It is very hard for me to write during this particular time in my life.
Some people are very private. They like to keep their problems to themselves. I am not some people.
Normally writing is cathartic. A weight gets lifted from my chest every time I hit “submit” and release my problems into the untouching arms of the internet.
Now things are different. I find myself with a new, conservative career. I also find myself with readers who actually know me, and even some who are trying to get to know me.
Don’t misunderstand me. My blog has never been a secret. I am not embarrassed by it. In fact, I have always been rather proud of it.
But recent events, recent “breaks”, recent feelings that I have shared, have had a backlash. This is not the first time. It is, however, the first time I’ve been selfless enough to care.
I don’t like hurting people. The sharpness of words can cut emotional wounds.
So what do I say? What can I write? How do I get my release?

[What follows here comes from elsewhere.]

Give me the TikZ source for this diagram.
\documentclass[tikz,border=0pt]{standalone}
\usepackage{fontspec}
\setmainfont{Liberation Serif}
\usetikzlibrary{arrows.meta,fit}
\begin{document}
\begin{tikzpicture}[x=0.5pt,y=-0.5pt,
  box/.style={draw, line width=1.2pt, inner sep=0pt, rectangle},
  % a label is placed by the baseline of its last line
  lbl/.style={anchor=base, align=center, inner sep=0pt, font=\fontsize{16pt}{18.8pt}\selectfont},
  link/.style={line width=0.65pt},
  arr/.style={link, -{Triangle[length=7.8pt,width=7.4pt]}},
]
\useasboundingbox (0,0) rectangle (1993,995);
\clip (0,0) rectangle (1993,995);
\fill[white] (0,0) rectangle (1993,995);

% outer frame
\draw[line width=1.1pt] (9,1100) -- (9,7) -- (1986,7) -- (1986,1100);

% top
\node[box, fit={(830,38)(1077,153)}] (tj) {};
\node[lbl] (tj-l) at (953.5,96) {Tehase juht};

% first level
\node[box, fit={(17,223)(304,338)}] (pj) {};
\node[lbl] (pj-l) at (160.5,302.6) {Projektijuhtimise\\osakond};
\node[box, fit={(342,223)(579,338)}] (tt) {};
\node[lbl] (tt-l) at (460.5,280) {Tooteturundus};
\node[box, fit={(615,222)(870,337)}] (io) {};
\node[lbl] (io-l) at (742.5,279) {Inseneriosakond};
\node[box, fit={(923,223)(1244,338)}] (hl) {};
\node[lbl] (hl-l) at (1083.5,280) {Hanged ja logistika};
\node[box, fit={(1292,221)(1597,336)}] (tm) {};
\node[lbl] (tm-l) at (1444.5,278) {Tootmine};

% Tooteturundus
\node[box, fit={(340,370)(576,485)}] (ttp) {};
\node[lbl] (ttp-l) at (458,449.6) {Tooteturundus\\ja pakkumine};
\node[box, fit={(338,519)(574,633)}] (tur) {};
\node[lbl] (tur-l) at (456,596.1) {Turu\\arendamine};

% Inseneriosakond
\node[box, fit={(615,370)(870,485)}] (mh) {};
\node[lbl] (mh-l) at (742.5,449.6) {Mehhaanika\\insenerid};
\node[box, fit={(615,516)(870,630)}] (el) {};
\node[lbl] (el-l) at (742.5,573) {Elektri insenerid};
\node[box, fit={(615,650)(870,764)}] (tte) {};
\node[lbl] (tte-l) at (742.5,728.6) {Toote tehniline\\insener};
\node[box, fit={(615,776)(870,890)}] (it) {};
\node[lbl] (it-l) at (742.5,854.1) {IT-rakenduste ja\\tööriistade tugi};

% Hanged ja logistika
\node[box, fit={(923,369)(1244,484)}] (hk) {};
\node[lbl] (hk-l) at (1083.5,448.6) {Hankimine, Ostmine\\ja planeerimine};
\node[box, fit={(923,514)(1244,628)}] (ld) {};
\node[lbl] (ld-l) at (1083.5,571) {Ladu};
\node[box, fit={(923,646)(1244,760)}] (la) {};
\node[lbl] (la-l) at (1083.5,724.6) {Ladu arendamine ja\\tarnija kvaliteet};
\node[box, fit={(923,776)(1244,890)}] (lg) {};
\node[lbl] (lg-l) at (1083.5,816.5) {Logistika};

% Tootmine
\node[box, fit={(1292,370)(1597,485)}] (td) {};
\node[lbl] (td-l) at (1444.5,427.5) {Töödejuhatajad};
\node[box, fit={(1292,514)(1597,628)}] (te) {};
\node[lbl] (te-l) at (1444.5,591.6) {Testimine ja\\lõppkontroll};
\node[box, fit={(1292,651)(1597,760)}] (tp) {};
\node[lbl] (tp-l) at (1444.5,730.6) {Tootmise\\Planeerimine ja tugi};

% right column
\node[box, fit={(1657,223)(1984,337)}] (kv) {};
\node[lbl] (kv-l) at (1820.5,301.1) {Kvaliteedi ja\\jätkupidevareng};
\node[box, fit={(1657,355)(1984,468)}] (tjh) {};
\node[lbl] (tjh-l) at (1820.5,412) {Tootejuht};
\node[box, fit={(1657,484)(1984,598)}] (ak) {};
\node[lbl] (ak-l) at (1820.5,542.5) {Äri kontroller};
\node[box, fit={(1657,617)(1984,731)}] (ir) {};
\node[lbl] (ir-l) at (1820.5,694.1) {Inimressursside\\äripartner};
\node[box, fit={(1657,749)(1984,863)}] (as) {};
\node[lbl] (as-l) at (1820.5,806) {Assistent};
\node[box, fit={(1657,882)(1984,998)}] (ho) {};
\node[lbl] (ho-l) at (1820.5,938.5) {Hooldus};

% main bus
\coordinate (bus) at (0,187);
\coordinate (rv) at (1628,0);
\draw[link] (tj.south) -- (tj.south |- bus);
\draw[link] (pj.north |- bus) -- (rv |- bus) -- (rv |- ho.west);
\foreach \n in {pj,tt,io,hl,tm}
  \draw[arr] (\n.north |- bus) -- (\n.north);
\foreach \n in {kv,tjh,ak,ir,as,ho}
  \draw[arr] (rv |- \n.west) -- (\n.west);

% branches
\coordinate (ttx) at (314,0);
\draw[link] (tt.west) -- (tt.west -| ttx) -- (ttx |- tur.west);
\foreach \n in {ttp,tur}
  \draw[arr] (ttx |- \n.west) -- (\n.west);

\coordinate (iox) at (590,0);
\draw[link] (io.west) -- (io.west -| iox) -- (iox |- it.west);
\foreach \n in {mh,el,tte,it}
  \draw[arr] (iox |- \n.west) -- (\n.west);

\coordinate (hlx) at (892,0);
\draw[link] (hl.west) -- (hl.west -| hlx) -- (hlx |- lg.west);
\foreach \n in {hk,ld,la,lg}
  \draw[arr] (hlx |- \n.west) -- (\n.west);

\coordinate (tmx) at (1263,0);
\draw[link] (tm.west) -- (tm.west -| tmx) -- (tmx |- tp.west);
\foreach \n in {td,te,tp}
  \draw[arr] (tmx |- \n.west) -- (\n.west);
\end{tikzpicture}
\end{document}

Do I quit writing? Do I quit sharing? Do I write and not share? Do I only tell bubble-gum stories and leave the grittiness of feelings out of it?
Oh how I would love to write about a day of double betrayal, seeing my ex for the first time in public, and the excitement and sheer comedy of going on dates again.

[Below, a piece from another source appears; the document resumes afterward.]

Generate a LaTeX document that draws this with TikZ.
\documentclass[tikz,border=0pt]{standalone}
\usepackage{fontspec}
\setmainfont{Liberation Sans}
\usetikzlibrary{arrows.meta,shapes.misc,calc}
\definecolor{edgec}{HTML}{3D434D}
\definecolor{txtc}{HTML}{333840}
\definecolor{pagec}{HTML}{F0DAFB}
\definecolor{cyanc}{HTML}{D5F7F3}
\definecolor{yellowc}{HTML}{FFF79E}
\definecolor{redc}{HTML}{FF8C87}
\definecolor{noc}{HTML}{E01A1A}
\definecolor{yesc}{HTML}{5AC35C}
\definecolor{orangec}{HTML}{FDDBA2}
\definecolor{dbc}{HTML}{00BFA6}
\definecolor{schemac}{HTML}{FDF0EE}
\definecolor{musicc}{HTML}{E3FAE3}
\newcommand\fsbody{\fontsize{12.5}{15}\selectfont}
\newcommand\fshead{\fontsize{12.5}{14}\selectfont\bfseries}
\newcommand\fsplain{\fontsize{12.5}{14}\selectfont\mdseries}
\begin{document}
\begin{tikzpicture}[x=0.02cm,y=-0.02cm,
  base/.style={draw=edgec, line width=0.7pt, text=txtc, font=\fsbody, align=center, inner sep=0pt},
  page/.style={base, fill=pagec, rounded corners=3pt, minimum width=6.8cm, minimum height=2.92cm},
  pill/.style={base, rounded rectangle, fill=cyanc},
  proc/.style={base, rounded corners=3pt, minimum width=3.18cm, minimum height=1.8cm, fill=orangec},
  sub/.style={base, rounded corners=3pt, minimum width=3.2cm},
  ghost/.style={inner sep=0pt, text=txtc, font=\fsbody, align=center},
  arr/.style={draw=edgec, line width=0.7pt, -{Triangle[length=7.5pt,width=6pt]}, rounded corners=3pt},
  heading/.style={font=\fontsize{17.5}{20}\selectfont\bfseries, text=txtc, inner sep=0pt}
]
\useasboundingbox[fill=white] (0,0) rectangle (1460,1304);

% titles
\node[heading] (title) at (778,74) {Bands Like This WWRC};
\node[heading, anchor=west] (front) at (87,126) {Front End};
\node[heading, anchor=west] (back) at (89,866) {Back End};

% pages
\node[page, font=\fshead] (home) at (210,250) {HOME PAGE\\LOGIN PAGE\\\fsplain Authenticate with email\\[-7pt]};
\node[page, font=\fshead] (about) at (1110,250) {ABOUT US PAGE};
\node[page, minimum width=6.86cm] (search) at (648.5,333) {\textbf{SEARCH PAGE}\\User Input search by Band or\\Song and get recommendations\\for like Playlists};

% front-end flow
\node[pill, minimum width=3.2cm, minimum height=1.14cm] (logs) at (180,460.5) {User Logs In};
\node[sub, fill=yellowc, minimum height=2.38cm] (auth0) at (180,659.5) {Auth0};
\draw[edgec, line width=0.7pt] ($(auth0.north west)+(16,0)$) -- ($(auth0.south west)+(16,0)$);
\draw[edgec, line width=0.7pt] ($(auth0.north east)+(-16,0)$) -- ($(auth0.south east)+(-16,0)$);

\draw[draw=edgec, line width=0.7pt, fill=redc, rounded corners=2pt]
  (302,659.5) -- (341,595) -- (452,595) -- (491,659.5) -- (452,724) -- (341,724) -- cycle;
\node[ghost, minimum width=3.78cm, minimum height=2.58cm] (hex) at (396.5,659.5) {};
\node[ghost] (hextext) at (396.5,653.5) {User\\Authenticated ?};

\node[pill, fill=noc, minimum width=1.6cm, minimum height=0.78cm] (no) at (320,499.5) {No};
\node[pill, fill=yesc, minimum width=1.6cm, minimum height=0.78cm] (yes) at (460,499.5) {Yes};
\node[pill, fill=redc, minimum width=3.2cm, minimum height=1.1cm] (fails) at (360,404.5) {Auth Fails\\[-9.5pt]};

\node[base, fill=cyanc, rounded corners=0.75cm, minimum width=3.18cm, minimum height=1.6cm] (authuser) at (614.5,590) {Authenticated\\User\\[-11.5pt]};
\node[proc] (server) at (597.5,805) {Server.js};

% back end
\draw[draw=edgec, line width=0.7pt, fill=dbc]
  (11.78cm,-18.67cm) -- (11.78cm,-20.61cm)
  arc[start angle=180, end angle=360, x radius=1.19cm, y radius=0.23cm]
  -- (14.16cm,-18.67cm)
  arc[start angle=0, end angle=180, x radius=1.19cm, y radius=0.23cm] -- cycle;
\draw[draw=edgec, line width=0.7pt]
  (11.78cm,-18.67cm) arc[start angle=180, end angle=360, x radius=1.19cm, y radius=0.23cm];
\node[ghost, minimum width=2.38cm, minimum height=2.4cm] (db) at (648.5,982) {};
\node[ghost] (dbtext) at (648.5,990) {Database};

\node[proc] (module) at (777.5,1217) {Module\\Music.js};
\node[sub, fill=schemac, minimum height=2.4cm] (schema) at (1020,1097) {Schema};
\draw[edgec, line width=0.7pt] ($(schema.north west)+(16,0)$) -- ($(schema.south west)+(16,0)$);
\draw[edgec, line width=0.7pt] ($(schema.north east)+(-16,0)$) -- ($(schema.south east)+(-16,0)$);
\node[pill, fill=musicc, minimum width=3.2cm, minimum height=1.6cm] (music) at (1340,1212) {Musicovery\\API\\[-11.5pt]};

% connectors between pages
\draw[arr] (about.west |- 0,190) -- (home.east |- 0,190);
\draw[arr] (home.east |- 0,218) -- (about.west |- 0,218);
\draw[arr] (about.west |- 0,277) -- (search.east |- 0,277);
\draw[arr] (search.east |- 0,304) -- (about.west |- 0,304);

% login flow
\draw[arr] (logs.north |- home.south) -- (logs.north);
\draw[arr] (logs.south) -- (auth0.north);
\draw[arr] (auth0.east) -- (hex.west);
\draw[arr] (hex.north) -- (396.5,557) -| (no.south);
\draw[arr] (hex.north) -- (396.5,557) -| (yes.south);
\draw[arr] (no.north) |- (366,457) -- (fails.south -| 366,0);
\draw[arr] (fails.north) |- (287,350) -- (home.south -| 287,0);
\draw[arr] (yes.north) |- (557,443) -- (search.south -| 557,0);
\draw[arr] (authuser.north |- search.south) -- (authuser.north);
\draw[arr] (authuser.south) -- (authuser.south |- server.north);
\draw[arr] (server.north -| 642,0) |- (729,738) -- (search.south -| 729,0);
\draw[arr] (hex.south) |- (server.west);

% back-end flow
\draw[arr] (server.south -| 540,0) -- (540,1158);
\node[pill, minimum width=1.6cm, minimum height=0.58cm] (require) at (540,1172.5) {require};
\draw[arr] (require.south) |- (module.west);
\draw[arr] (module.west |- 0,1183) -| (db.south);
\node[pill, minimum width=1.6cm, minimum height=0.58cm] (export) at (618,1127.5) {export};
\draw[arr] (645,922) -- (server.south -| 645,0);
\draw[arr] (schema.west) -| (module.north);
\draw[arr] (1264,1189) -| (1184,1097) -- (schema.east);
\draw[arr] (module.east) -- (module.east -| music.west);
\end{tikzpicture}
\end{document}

I’m struggling to find a balance. Writing without posting doesn’t give me the same fix. I like to feel as if I have put myself out there and said what is in my heart. People can decide to like it, or they can decide not to. Either way, it is no longer bent up inside of me.

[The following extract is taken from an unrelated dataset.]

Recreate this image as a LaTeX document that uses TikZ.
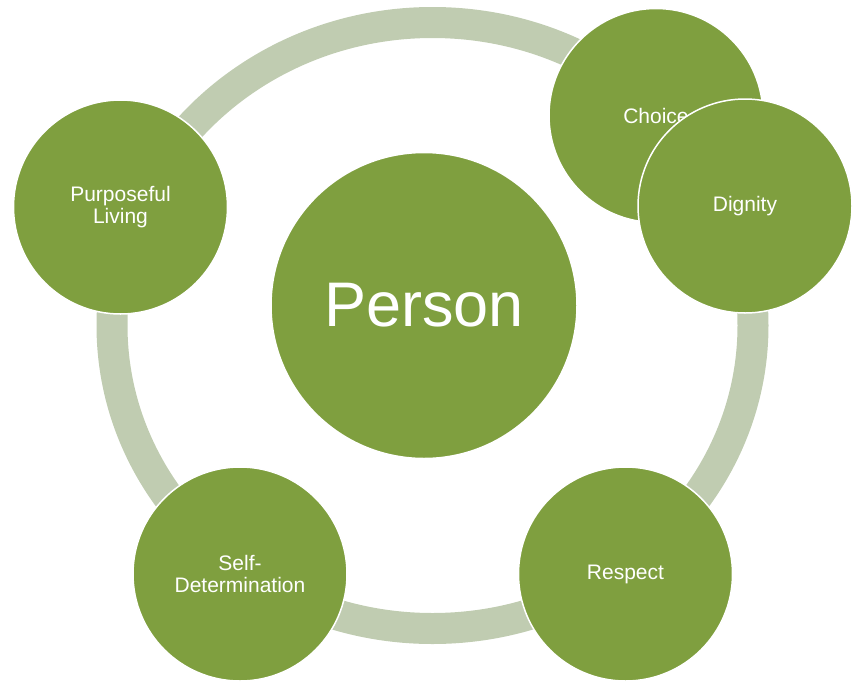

The problem lies in the fact that my stories involve others. They are not just about me.
I feel as though I need to have an alias or write a dating column for some small city where no one actually knows me. But then again, even if I was by some miracle able to do this, um, this is the internet and nothing stays secret for long.
So buttoned up I will be for now. At least about the juicy gossip that everyone wants to hear about. I’m sorry, but what else am I to do?